CHARLESTON, W.Va. — Paving companies that are defendants in an antitrust lawsuit over the price of asphalt in West Virginia want a circuit judge to toss the Division of Highways out of the case because the state Attorney General never signed off on it.
“Actions on behalf of the State must be brought by and with the approval of the State’s constitutionally appointed lawyer, the Attorney General of West Virginia, who must represent the state in all litigation,” states the motion for dismissal that was filed Monday.
The lawyer for the paving companies is Booth Goodwin, former U.S. Attorney for West Virginia’s Southern District and a Democratic candidate for governor last spring.
In October, the private firm Bailey & Glasser filed lawsuits on behalf of Charleston, Parkersburg, Beckley and Bluefield. A couple of days later, the state Department of Transportation jumped on board the lawsuit.
Attorney General Patrick Morrisey has remained in the background. On Tuesday, state legislators at an interim session asked state Transportation Department officials to explain the Attorney General’s involvement and why private counsel had taken the lead in representing the state.
After the legislative meeting, Morrisey’s office responded with an emailed statement from spokesman Curtis Johnson: “Our office and the Department of Transportation are engaged in cooperative discussions to handle this matter appropriately. There is no further comment at this time.”
The government agencies involved in the lawsuit claim competition among asphalt suppliers has been suppressed to the point that they’re paying 40 percent more to pave roads and patch potholes than they really should.
The lawsuits contend that the asphalt suppliers have engaged in predatory practices, undercutting and sometimes absorbing competitors. The lawsuit names West Virginia Paving as well as several asphalt providers that are alleged to be either openly or covertly related.
“Combined, the defendants are an industry colossus,” the lawsuits claim.
The Division of Transportation announced its involvement in the lawsuit on Oct. 14, two days after it was initially filed by the cities. The announcement specified that Bailey & Glasser would be representing the state.
“About one year ago, I directed the Legal Division to review and explore options to redress apparent anti-competitive behavior and monopolistic conduct in West Virginia’s asphalt market,” Transportation Secretary Paul Mattox stated in his department’s announcement about the lawsuit.
“We have now concluded that filing this complaint is necessary to ensure our taxpayers aren’t unfairly bearing the financial burden of this improper behavior.

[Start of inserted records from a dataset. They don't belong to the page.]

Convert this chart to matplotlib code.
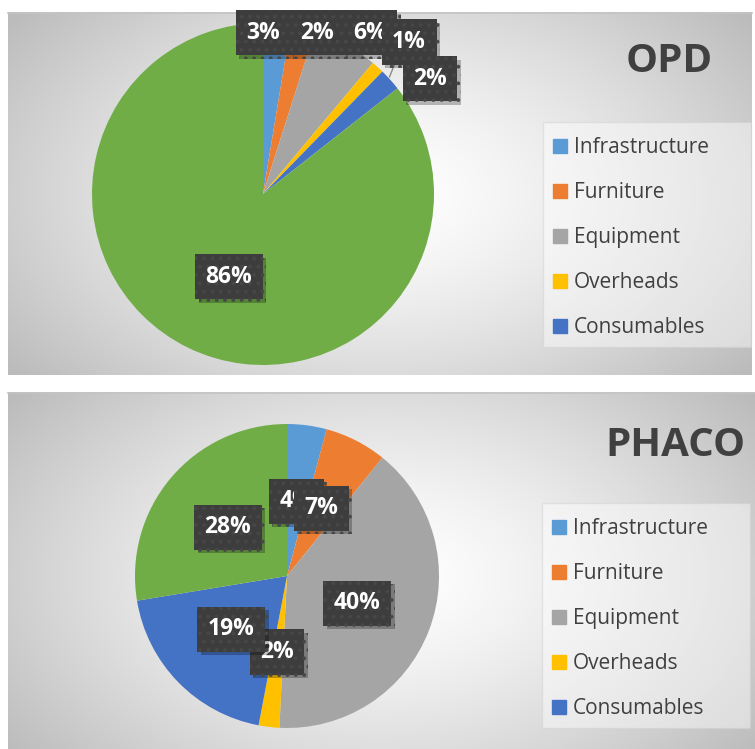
import numpy as np
import matplotlib
matplotlib.use("Agg")
import matplotlib.pyplot as plt
from matplotlib.patches import Patch, Rectangle
from matplotlib import patheffects

# data (percent of total cost)
categories = ["Infrastructure", "Furniture", "Equipment", "Overheads",
              "Consumables", "Manpower"]
opd_values = [2.6, 2.3, 6.2, 1.2, 2.1, 85.6]
phaco_values = [4.2, 6.6, 40.0, 2.2, 19.4, 27.6]
chart_titles = ["OPD", "PHACO"]

colors = ["#5B9BD5", "#ED7D31", "#A5A5A5", "#FFC000", "#4472C4", "#70AD47"]

# label box centres, in pie units (radius = 1)
opd_label_xy = [(0.0, 0.942), (0.316, 0.942), (0.626, 0.942),
                (0.854, 0.889), (0.977, 0.673), (-0.199, -0.485)]
phaco_label_xy = [(0.060, 0.493), (0.224, 0.447), (0.461, -0.178),
                  (-0.066, -0.50), (-0.368, -0.349), (-0.388, 0.322)]

W, H = 755, 749
plt.rcParams["font.family"] = ["Open Sans", "DejaVu Sans"]
plt.rcParams["hatch.linewidth"] = 1.5

fig = plt.figure(figsize=(W / 100, H / 100), dpi=100)
fig.patch.set_facecolor("white")


def px_axes(left, top, w, h, **kw):
    return fig.add_axes([left / W, 1 - (top + h) / H, w / W, h / H], **kw)


# panel backgrounds (radial grey gradient like the Excel chart style)
bg = px_axes(0, 0, W, H)
bg.set_xlim(0, W)
bg.set_ylim(H, 0)
bg.axis("off")
panels = [(8, 12, 752, 375), (8, 392, 755, 760)]
for x0, y0, x1, y1 in panels:
    gx = np.linspace(-1, 1, 300)
    gy = np.linspace(-1, 1, 150)
    xx, yy = np.meshgrid(gx, gy)
    d = np.sqrt((xx * 1.0) ** 2 + (yy * 0.8) ** 2) / np.sqrt(1.64)
    shade = 1.0 - 0.27 * d ** 1.4
    img = np.dstack([shade, shade, shade])
    bg.imshow(img, extent=(x0, x1, y1, y0), aspect="auto", interpolation="bilinear")
    bg.plot([x0, x1], [y0 + 0.5, y0 + 0.5], color="#c4c4c4", lw=1.2)

pies = [
    (opd_values, opd_label_xy, (263, 194, 171), (669, 62), (543, 122)),
    (phaco_values, phaco_label_xy, (287, 576, 152), (675, 445), (542, 503)),
]

shadow = [patheffects.SimplePatchShadow(offset=(2.5, -2.5),
                                        shadow_rgbFace="black", alpha=0.25),
          patheffects.Normal()]

for i, (values, label_xy, (cx, cy, r), title_xy, leg_xy) in enumerate(pies):
    ax = px_axes(cx - r, cy - r, 2 * r, 2 * r)
    ax.pie(values, colors=colors, startangle=90, counterclock=False,
           radius=1, wedgeprops=dict(linewidth=0))
    ax.set_xlim(-1, 1)
    ax.set_ylim(-1, 1)
    ax.axis("off")

    for k, (v, (lx, ly)) in enumerate(zip(values, label_xy)):
        t = ax.text(lx, ly, "%d%%" % round(v), ha="center",
                    va="center", fontsize=16.5, fontweight="bold",
                    color="white", zorder=5 + k,
                    bbox=dict(boxstyle="square,pad=0.46", fc="#3d3d3d",
                              ec="#474747", lw=0, hatch=".."))
        t.get_bbox_patch().set_path_effects(shadow)

    if i == 0:
        # leader line for the small consumables slice
        ax.plot([0.74, 0.77, 0.83], [0.685, 0.76, 0.76], color="#8c8c8c",
                lw=1, zorder=4, clip_on=False)

    fig.text(title_xy[0] / W, 1 - title_xy[1] / H, chart_titles[i],
             fontsize=29, fontweight="bold", color="#404040",
             ha="center", va="center")

    # legend box
    lx0, ly0 = leg_xy
    bg.add_patch(Rectangle((lx0, ly0), 208, 225, fc="white", alpha=0.45,
                           ec="#cfcfcf", lw=1))
    handles = [Patch(color=c) for c in colors[:5]]
    fig.legend(handles, categories[:5], loc="upper left",
               bbox_to_anchor=((lx0 + 6) / W, 1 - (ly0 + 11) / H),
               frameon=False, fontsize=15, handlelength=0.68,
               handleheight=0.68, handletextpad=0.3, labelspacing=1.15,
               labelcolor="#404040", borderpad=0.2, borderaxespad=0)

fig.savefig("out.png", dpi=100)
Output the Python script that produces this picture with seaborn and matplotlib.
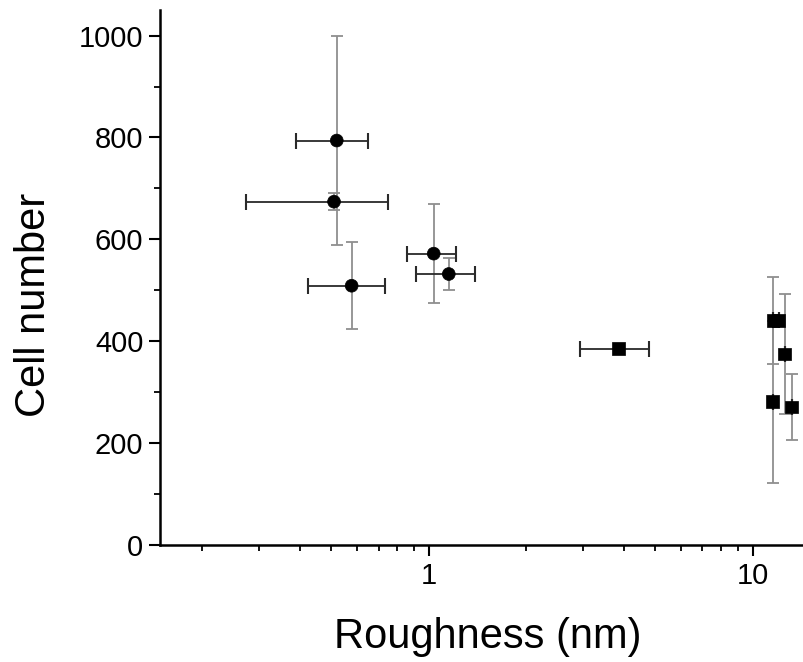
import matplotlib
matplotlib.use("Agg")
import matplotlib.pyplot as plt
import matplotlib.ticker as mticker
import numpy as np
import pandas as pd
import seaborn as sns

# Surface roughness (nm) and adhered cell counts, with standard deviations
roughness = [0.52, 0.51, 0.578, 1.036, 1.153, 3.86, 11.55, 12.05, 12.56, 11.53, 13.19]
roughness_err = [0.13, 0.237, 0.153, 0.18, 0.24, 0.92, 0.0, 0.0, 0.0, 0.0, 0.0]
cell_number = [794, 674, 509, 572, 532, 385, 441, 441, 375, 281, 271]
cell_err = [206, 17, 85, 97, 32, 0, 85, 0, 118, 159, 65]
substrate = ["smooth"] * 5 + ["rough"] * 6

df = pd.DataFrame({
    "roughness": roughness,
    "roughness_err": roughness_err,
    "cells": cell_number,
    "cells_err": cell_err,
    "substrate": substrate,
})

sns.set_theme(style="ticks")
plt.rcParams["font.family"] = ["Liberation Sans", "DejaVu Sans"]
plt.rcParams["text.color"] = "black"
plt.rcParams["axes.labelcolor"] = "black"
plt.rcParams["xtick.color"] = "black"
plt.rcParams["ytick.color"] = "black"

fig = plt.figure(figsize=(8.04, 6.62), dpi=100)
ax = fig.add_axes([0.199, 0.1767, 0.7985, 0.808])

# vertical (cell count) error bars in grey, horizontal (roughness) in dark
ax.errorbar(df["roughness"], df["cells"], yerr=df["cells_err"], fmt="none",
            ecolor="#8f8f8f", elinewidth=1.3, capsize=4.5, capthick=1.3, zorder=2)
ax.errorbar(df["roughness"], df["cells"], xerr=df["roughness_err"], fmt="none",
            ecolor="#2a2a2a", elinewidth=1.3, capsize=5.5, capthick=1.5, zorder=2)

sns.scatterplot(data=df, x="roughness", y="cells", style="substrate",
                markers={"smooth": "o", "rough": "s"}, color="black",
                s=85, edgecolor="black", linewidth=0.5, legend=False,
                ax=ax, zorder=3)

ax.set_xscale("log")
ax.set_xlim(0.148, 14.2)
ax.set_ylim(0, 1050)

ax.yaxis.set_major_locator(mticker.MultipleLocator(200))
ax.yaxis.set_minor_locator(mticker.MultipleLocator(100))
ax.xaxis.set_major_locator(mticker.LogLocator(base=10, numticks=10))
ax.xaxis.set_minor_locator(mticker.LogLocator(base=10, subs=np.arange(2, 10), numticks=20))
ax.xaxis.set_major_formatter(mticker.FuncFormatter(lambda v, p: f"{v:g}"))
ax.xaxis.set_minor_formatter(mticker.NullFormatter())

ax.tick_params(axis="both", which="major", direction="out", length=8, width=1.5,
               labelsize=21, color="black", labelcolor="black", pad=4)
ax.tick_params(axis="both", which="minor", direction="out", length=4, width=1.3,
               color="black")

for side in ("top", "right"):
    ax.spines[side].set_visible(False)
for side in ("left", "bottom"):
    ax.spines[side].set_linewidth(1.8)
    ax.spines[side].set_color("black")

ax.set_xlabel("Roughness (nm)", fontsize=30, color="black")
ax.set_ylabel("Cell number", fontsize=30, color="black")
ax.xaxis.set_label_coords(0.51, -0.135)
ax.yaxis.set_label_coords(-0.165, 0.449)

fig.savefig("out.png", dpi=100, facecolor="white")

The Attorney General’s involvement in the asphalt antitrust suits became an issue during the general election. At the time, Morrisey said he couldn’t discuss his office’s role because the issue is a pending legal matter.
“We’re prohibited under the law from discussing that,” Morrisey said at the time on MetroNews Talkline. “We care very deeply about these allegations. They’re very serious.”
That drew criticism from his Democratic opponent, Doug Reynolds: “For over a year they’ve been pushing for him to get involved, and he’s stonewalled it,” Reynolds said. “When it’s politically convenient for him, he’s holding press conferences.”
During Tuesday’s interim session of the Joint Legislative Oversight Commission on Department of Transportation Accountability, lawmakers asked Mike Folio, counsel for the DOT if the Attorney General’s office turned down a role in leading the lawsuit.
“I was not involved in those discussions,” Folio responded. “I think Mr. Morrisey wants to be involved and he should be involved in this action. I’ve had discussions with him and his staff. He has an interest in protecting the taxpayers with this particular legal action.”
Legislators also asked Folio to describe any participation by the Attorney General’s office.
“I’ve been having discussions with the AG, good positive discussions – we’re going to work together on this,” Folio said.
That answer wasn’t specific enough for Delegate Marty Gearheart, chairman of the committee. He asked the Transportation Department to prepare a narrative for the next time the committee meets to describe how and why outside counsel was selected instead of going with lawyers from the Attorney General’s office.
The paving companies contend that state law requires involvement by the Attorney General.
“While there is a bidding process whereby private attorneys may be engaged to serve on behalf of the Attorney General, DOH has entirely sidestepped that process,” according to the motion to dismiss.
The motion cites the West Virginia Constitution, state code and related decisions by the state Supreme Court.
The paving companies say that if outside counsel is used to represent the state, as sometimes happens, there has to be a competitive bidding process.
“While it is unclear at this point whether DOH has unlawfully paid its private counsel with any public funds, it is clear that DOH has improperly engaged outside counsel without involving the Attorney General in the process,” the motion states.
The motion concludes, “DOH has no statutory authority to hire outside counsel and file lawsuits on its own and without the State’s constitutionally appointed and democratically elected lawyer, the Attorney General.
“Not only is DOH not statutorily authorized, it is in fact statutorily and constitutionally barred as well. As such, this Complaint is fatally flawed and indeed a legal nullity. Accordingly, it should be dismissed in its entirety.”
The case has been assigned to Kanawha Circuit Judge Duke Bloom.